Figuring out who advances just too much for many World Cup fans
Every four years, the World Cup fan base gets smaller and smaller. The reason: mathematics.
FIFA estimates that millions of fans from various countries and demographics, most of which carry degrees in the humanities, have completely given up on following their national team because it’s hurting their brain.
Working out what each team needs to accomplish in order to make one of the top two slots in their group requires more than what many fans have bargained for: basic algebra skills and the ability to foresee and compute countless scenarios.
Basically, too much.
If you follow a team like Germany or the Netherlands — who will win all or most of their group stage games — you have little to worry about and can have a relaxing, enjoyable World Cup experience. If you’re a fan of a team like America, however, you are in for a rude awakening.
One U.S. fan opened up to us about her experience — one that is all too common.
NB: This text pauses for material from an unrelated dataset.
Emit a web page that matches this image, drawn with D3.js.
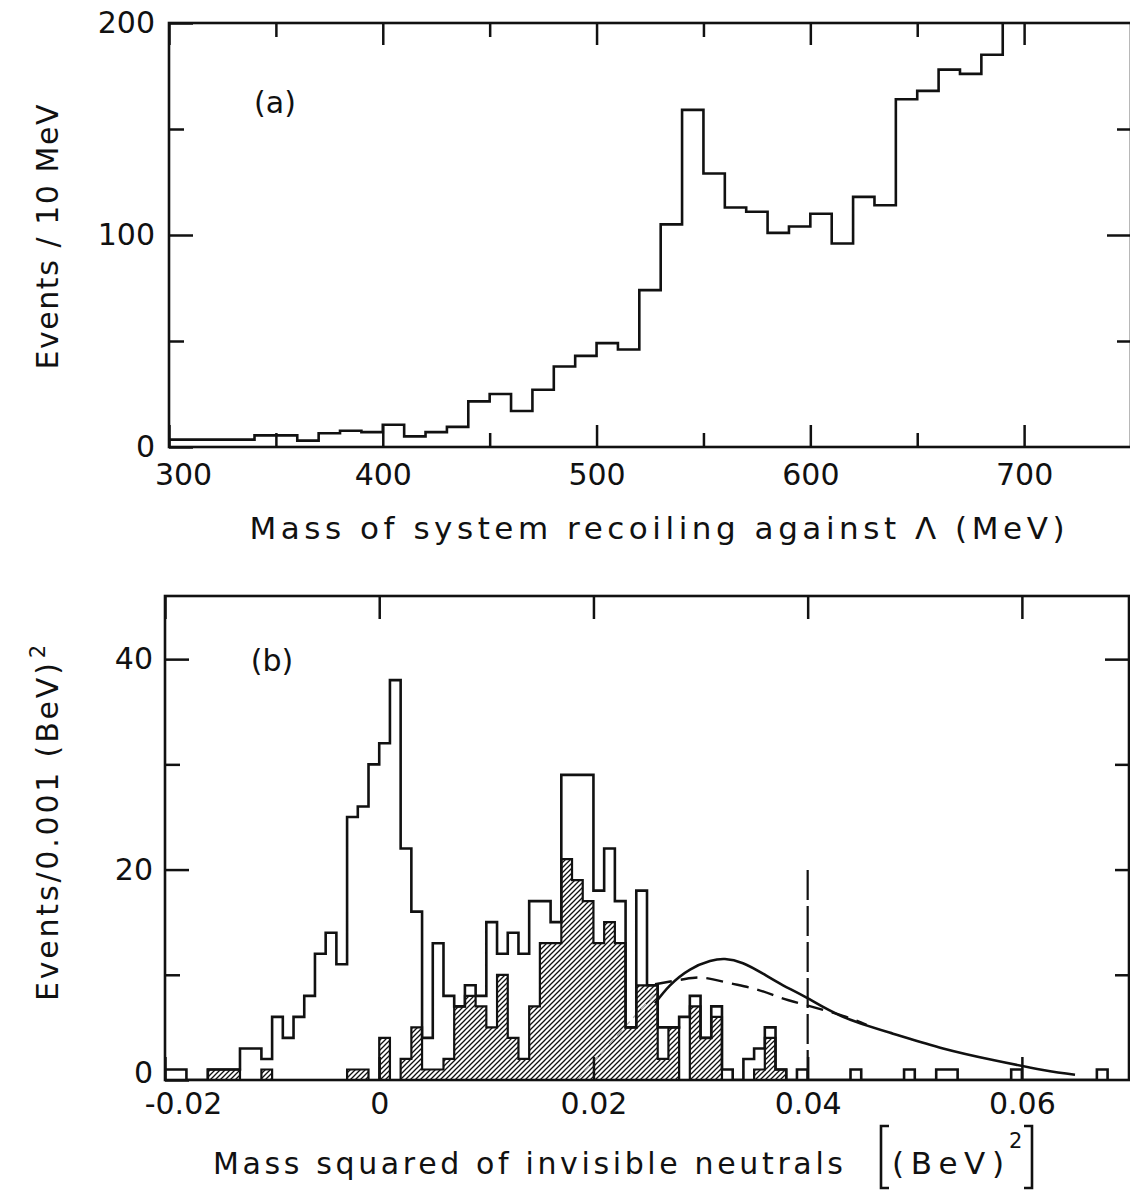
<!DOCTYPE html>
<html>
<head>
<meta charset="utf-8">
<script src="https://cdn.jsdelivr.net/npm/d3@7"></script>
<style>
  body { margin: 0; background: #fff; }
  svg { display: block; }
  text { font-family: "DejaVu Sans", sans-serif; fill: #111; }
</style>
</head>
<body>
<svg id="chart" width="1130" height="1191"></svg>
<script>
// (a) events per 10 MeV bin, bins start at 300 MeV
const massBinStart = 300;
const massBinWidth = 10;
const massCounts = [3.5, 3.5, 3.5, 3.5, 5.5, 5.5, 3, 6.5, 7.7, 7,
    10.5, 5, 7, 9.5, 21.5, 25, 17, 27, 38, 43,
    49, 46, 74, 105, 159, 129, 113, 111, 101, 104,
    110, 96, 118, 114, 164, 168, 178, 176, 185, 215];

// (b) events per 0.001 (BeV)^2, bins start at -0.020
const m2BinStart = -0.02;
const m2BinWidth = 0.001;
const m2Total = [1, 1, 0, 0, 1, 1, 1, 3, 3, 2, 6, 4, 6, 8, 12, 14, 11, 25, 26, 30,
    32, 38, 22, 16, 4, 13, 8, 7, 9, 8, 15, 12, 14, 12, 17, 17, 15, 29, 29, 29,
    18, 22, 17, 5, 18, 9, 5, 5, 6, 8, 4, 7, 1, 0, 2, 3, 5, 1, 0, 1,
    0, 0, 0, 0, 1, 0, 0, 0, 0, 1, 0, 0, 1, 1, 0, 0, 0, 0, 0, 1, 0, 0, 0, 0, 0, 0, 0, 1];
const m2Hatched = [0, 0, 0, 0, 1, 1, 1, 0, 0, 1, 0, 0, 0, 0, 0, 0, 0, 1, 1, 0,
    4, 0, 2, 5, 1, 1, 2, 7, 8, 7, 5, 10, 4, 2, 7, 13, 13, 21, 19, 17,
    13, 15, 13, 5, 9, 9, 2, 5, 0, 7, 4, 6, 0, 0, 0, 1, 4, 1, 0, 0];

// curves in (b): [m2, events]
const solidCurve = [[0.02575, 7.3], [0.02715, 9.0], [0.02902, 10.5], [0.03088, 11.3],
    [0.03228, 11.5], [0.03396, 11.1], [0.03583, 10.1], [0.0377, 9.0], [0.03994, 7.8],
    [0.0433, 6.0], [0.04797, 4.4], [0.05264, 3.0], [0.0573, 1.9], [0.06197, 0.95], [0.06496, 0.5]];
const dashedCurve = [[0.02575, 9.1], [0.02855, 9.6], [0.03042, 9.7], [0.03276, 9.2],
    [0.03527, 8.6], [0.03752, 7.8], [0.03994, 7.1], [0.0433, 6.1], [0.0455, 5.25]];
const faintCurve = [[0.01844, 0], [0.02575, 8.2]];
const cutValue = 0.04;
const cutTop = 20;

// ticks
const massMajor = [300, 400, 500, 600, 700];
const massMinor = [350, 450, 550, 650];
const countMajorA = [0, 100, 200];
const countMinorA = [50, 150];
const m2Major = [-0.02, 0, 0.02, 0.04, 0.06];
const countMajorB = [0, 20, 40];
const countMinorB = [10, 30];

const svg = d3.select('#chart');
const fontSize = 30;

const xA = d3.scaleLinear().domain([300, 750]).range([169, 1131]);
const yA = d3.scaleLinear().domain([0, 200]).range([447, 23]);
const xB = d3.scaleLinear().domain([-0.02, 0.07]).range([165, 1129]);
const yB = d3.scaleLinear().domain([0, 46]).range([1080, 596]);

const defs = svg.append('defs');
const hatch = defs.append('pattern')
    .attr('id', 'hatch')
    .attr('patternUnits', 'userSpaceOnUse')
    .attr('width', 5)
    .attr('height', 5);
hatch.append('path')
    .attr('d', 'M0,5 L5,0 M-1,1 L1,-1 M4,6 L6,4')
    .attr('stroke', '#111')
    .attr('stroke-width', 1.3);

function addClip(id, x, y) {
    defs.append('clipPath').attr('id', id)
        .append('rect')
        .attr('x', x.range()[0]).attr('y', y.range()[1])
        .attr('width', x.range()[1] - x.range()[0])
        .attr('height', y.range()[0] - y.range()[1]);
}
addClip('clipA', xA, yA);
addClip('clipB', xB, yB);

// step outline of a histogram
function stepPoints(values, start, width, close = true) {
    const pts = [[start, 0]];
    values.forEach((v, i) => {
        pts.push([start + i * width, v], [start + (i + 1) * width, v]);
    });
    if (close) pts.push([start + values.length * width, 0]);
    return pts;
}

function drawAxes(g, x, y, opt) {
    const styleAxis = (sel) => {
        sel.select('.domain').remove();
        sel.selectAll('line').attr('stroke', '#111').attr('stroke-width', 2.5);
        sel.selectAll('text').style('font-size', fontSize + 'px').attr('fill', '#111');
    };
    const h = y.range()[0], top = y.range()[1];
    const l = x.range()[0], r = x.range()[1];

    g.append('g').attr('transform', `translate(0,${h})`)
        .call(d3.axisBottom(x).tickValues(opt.xMajor).tickSize(-opt.xMajorLen)
            .tickPadding(opt.xPad).tickFormat(opt.xFormat))
        .call(styleAxis)
        .call((s) => s.selectAll('.tick text').filter((d, i) => i === 0).attr('dx', opt.firstShift));
    g.append('g').attr('transform', `translate(0,${top})`)
        .call(d3.axisTop(x).tickValues(opt.xMajor).tickSize(-opt.xMajorLen).tickFormat(''))
        .call(styleAxis);
    if (opt.xMinor.length) {
        g.append('g').attr('transform', `translate(0,${h})`)
            .call(d3.axisBottom(x).tickValues(opt.xMinor).tickSize(-14).tickFormat(''))
            .call(styleAxis);
        g.append('g').attr('transform', `translate(0,${top})`)
            .call(d3.axisTop(x).tickValues(opt.xMinor).tickSize(-14).tickFormat(''))
            .call(styleAxis);
    }
    g.append('g').attr('transform', `translate(${l},0)`)
        .call(d3.axisLeft(y).tickValues(opt.yMajor).tickSize(-24).tickPadding(opt.yPad))
        .call(styleAxis)
        .call((s) => s.selectAll('.tick text').filter((d) => d === 0).attr('dy', opt.zeroDy));
    g.append('g').attr('transform', `translate(${l},0)`)
        .call(d3.axisLeft(y).tickValues(opt.yMinor).tickSize(-15).tickFormat(''))
        .call(styleAxis);
    g.append('g').attr('transform', `translate(${r},0)`)
        .call(d3.axisRight(y).tickValues(opt.yRightMajor).tickSize(-24).tickFormat(''))
        .call(styleAxis);
    g.append('g').attr('transform', `translate(${r},0)`)
        .call(d3.axisRight(y).tickValues(opt.yRightMinor).tickSize(-14).tickFormat(''))
        .call(styleAxis);

    g.append('rect')
        .attr('x', l).attr('y', top)
        .attr('width', r - l).attr('height', h - top)
        .attr('fill', 'none')
        .attr('stroke', '#111')
        .attr('stroke-width', 2.6);
}

// ---- panel (a)
const gA = svg.append('g');
drawAxes(gA, xA, yA, {
    xMajor: massMajor, xMinor: massMinor, xMajorLen: 22, xPad: 17, xFormat: d3.format('d'),
    firstShift: 14, yMajor: countMajorA, yMinor: countMinorA, yPad: 14, zeroDy: '0.32em',
    yRightMajor: [100], yRightMinor: [50, 150]
});

const lineA = d3.line().x((d) => xA(d[0])).y((d) => yA(d[1]));
gA.append('path')
    .attr('clip-path', 'url(#clipA)')
    .attr('d', lineA(stepPoints(massCounts, massBinStart, massBinWidth, false)))
    .attr('fill', 'none')
    .attr('stroke', '#111')
    .attr('stroke-width', 2.6)
    .attr('stroke-linejoin', 'miter');

gA.append('text').attr('x', 275).attr('y', 113)
    .attr('text-anchor', 'middle').style('font-size', fontSize + 'px').text('(a)');

gA.append('text')
    .attr('transform', 'translate(58,237) rotate(-90)')
    .attr('text-anchor', 'middle')
    .attr('textLength', 265).attr('lengthAdjust', 'spacing')
    .style('font-size', fontSize + 'px')
    .text('Events / 10 MeV');

gA.append('text').attr('x', 657).attr('y', 539)
    .attr('text-anchor', 'middle')
    .attr('textLength', 815).attr('lengthAdjust', 'spacing')
    .style('font-size', '31px')
    .text('Mass of system recoiling against Λ (MeV)');

// ---- panel (b)
const gB = svg.append('g');
const plotB = gB.append('g').attr('clip-path', 'url(#clipB)');

const hatchedPts = stepPoints(m2Hatched, m2BinStart, m2BinWidth);
plotB.append('path')
    .attr('d', d3.area().x((d) => xB(d[0])).y0(yB(0)).y1((d) => yB(d[1]))(hatchedPts))
    .attr('fill', 'url(#hatch)');

const lineB = d3.line().x((d) => xB(d[0])).y((d) => yB(d[1]));
plotB.append('path')
    .attr('d', lineB(hatchedPts))
    .attr('fill', 'none')
    .attr('stroke', '#111')
    .attr('stroke-width', 2.2);

plotB.append('path')
    .attr('d', lineB(faintCurve))
    .attr('fill', 'none')
    .attr('stroke', '#aaa')
    .attr('stroke-width', 1.3)
    .attr('stroke-dasharray', '7,5');

plotB.append('path')
    .attr('d', lineB(stepPoints(m2Total, m2BinStart, m2BinWidth)))
    .attr('fill', 'none')
    .attr('stroke', '#111')
    .attr('stroke-width', 2.6);

const curveB = d3.line().curve(d3.curveNatural).x((d) => xB(d[0])).y((d) => yB(d[1]));
plotB.append('path')
    .attr('d', curveB(solidCurve))
    .attr('fill', 'none')
    .attr('stroke', '#111')
    .attr('stroke-width', 2.6);
plotB.append('path')
    .attr('d', curveB(dashedCurve))
    .attr('fill', 'none')
    .attr('stroke', '#111')
    .attr('stroke-width', 2.4)
    .attr('stroke-dasharray', '17,9');

plotB.append('line')
    .attr('x1', xB(cutValue)).attr('x2', xB(cutValue))
    .attr('y1', yB(0)).attr('y2', yB(cutTop))
    .attr('stroke', '#111')
    .attr('stroke-width', 2.2)
    .attr('stroke-dasharray', '30,6');

drawAxes(gB, xB, yB, {
    xMajor: m2Major, xMinor: [], xMajorLen: 23, xPad: 13, xFormat: (d) => String(d),
    firstShift: 18, yMajor: countMajorB, yMinor: countMinorB, yPad: 12, zeroDy: '0.08em',
    yRightMajor: [40], yRightMinor: [10, 20, 30]
});

gB.append('text').attr('x', 272).attr('y', 671)
    .attr('text-anchor', 'middle').style('font-size', fontSize + 'px').text('(b)');

const yTitleB = gB.append('text')
    .attr('transform', 'translate(58,823) rotate(-90)')
    .attr('text-anchor', 'middle')
    .style('font-size', fontSize + 'px');
yTitleB.append('tspan')
    .attr('textLength', 338).attr('lengthAdjust', 'spacing')
    .text('Events/0.001 (BeV)');
yTitleB.append('tspan').attr('dy', -13).attr('dx', 2).style('font-size', '21px').text('2');

gB.append('text').attr('x', 528).attr('y', 1174)
    .attr('text-anchor', 'middle')
    .attr('textLength', 630).attr('lengthAdjust', 'spacing')
    .style('font-size', fontSize + 'px')
    .text('Mass squared of invisible neutrals');

gB.append('text').attr('x', 892).attr('y', 1174)
    .attr('textLength', 112).attr('lengthAdjust', 'spacing')
    .style('font-size', '31px')
    .text('(BeV)');
gB.append('text').attr('x', 1009).attr('y', 1148)
    .style('font-size', '21px')
    .text('2');
// square brackets around the unit
gB.append('path')
    .attr('d', 'M889,1126 L881,1126 L881,1188 L889,1188 M1024,1126 L1032,1126 L1032,1188 L1024,1188')
    .attr('fill', 'none')
    .attr('stroke', '#111')
    .attr('stroke-width', 2.6);
</script>
</body>
</html>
“As a new follower of the sport I got totally immersed in USMNT fever. The friendlies. Altidore‘s goals. And then our win against Ghana! I thought, ‘This is a piece of cake. We win some, tie some maybe, and we’re golden.’ But then I started hearing strange things like ‘goal differential’ and ‘goal average’ and even ‘calculating scenarios’ for God’s sake. So, yeah, I wish them all the best,” she said.
If you read the fine print in FIFA’s contractual agreements for “hard core” fans you’ll notice a subtle warning that alludes to the numerical black hole one can get sucked in if one is not careful.